Foi o que pôde revelar a etnóloga e urbanista Marie-Christine Hohm em um estudo realizado em 2012 no bairro do Grand Parc, no norte de Bordeaux, junto a mulheres recrutadas em três grupos: estudantes de colegial e universitárias, mulheres em situação precária e sozinhas, e idosas. Todas tinham um “mapa mental” de seu bairro com ruas movimentadas e outras a se evitar, observou essa diretora da Agência de Urbanismo de Bordeaux, metrópole de Aquitaine.

Sejam jovens ou mais velhas, elas adotam estratégias para não serem notadas e assediadas, sobretudo à noite. Usam roupas simples, tênis, andam rápido sem responder aos assédios, com um fone de ouvido. Elas saem preferencialmente em grupo. No transporte coletivo, elas se sentam perto do motorista.

“As mulheres não se sentem legítimas no espaço público. Elas não o ocupam com a mesma despreocupação”, afirma Hohm.
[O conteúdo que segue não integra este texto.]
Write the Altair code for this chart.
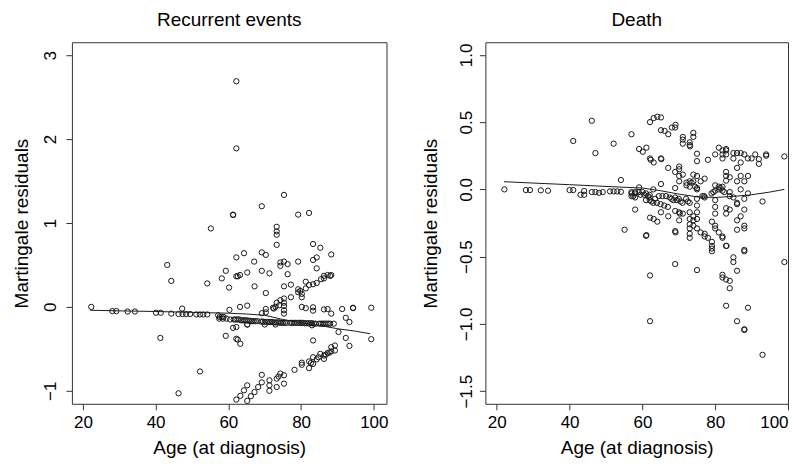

75% dos orçamentos públicos para rapazes
As políticas de urbanização reforçaram esse aspecto sexuado da cidade com uma geografia de locais essencialmente masculinos. As pessoas sabem que os bares continuam sendo frequentados em sua maioria pelos homens. Mas não só. Quadras de bocha para os idosos, quadras poliesportivas, pistas de skate, campos de futebol, estúdios de ensaio, todos são espaços onde não se veem mulheres.

Setenta e cinco por cento dos orçamentos públicos servem para financiar lazer dos rapazes, como constatou Raibaud. “Só que, ao consagrar espaços viris e dominantes, reforça-se a presença dos homens no espaço público”, ele observa.

Essa tendência também se encontra nas políticas locais direcionadas para os jovens: equipamentos como dispositivos de lazer são pensados para os rapazes. Edith Maruéjouls, doutoranda na Universidade de Bordeaux, mostrou, ao misturar todas as atividades propostas em uma comuna popular da região (seções esportivas, centros de lazer, escolas de música e de dança, midiatecas), que 60% são frequentadas por rapazes. E, no caso das quadras de esporte de acesso livre, 100%; nas excursões de verão organizadas para os jovens do subúrbio de centros comunitários, 70%.

Já as meninas somem desses lugares quando entram no colegial.

“Isso traz à tona a questão dos estereótipos. É preciso que o poder público se pergunte por que o esporte praticado de maneira mista no colégio não o é fora dele”, afirma a sociogeógrafa.

Por enquanto, a conscientização sobre essa cidade dividida por gêneros está só engatinhando.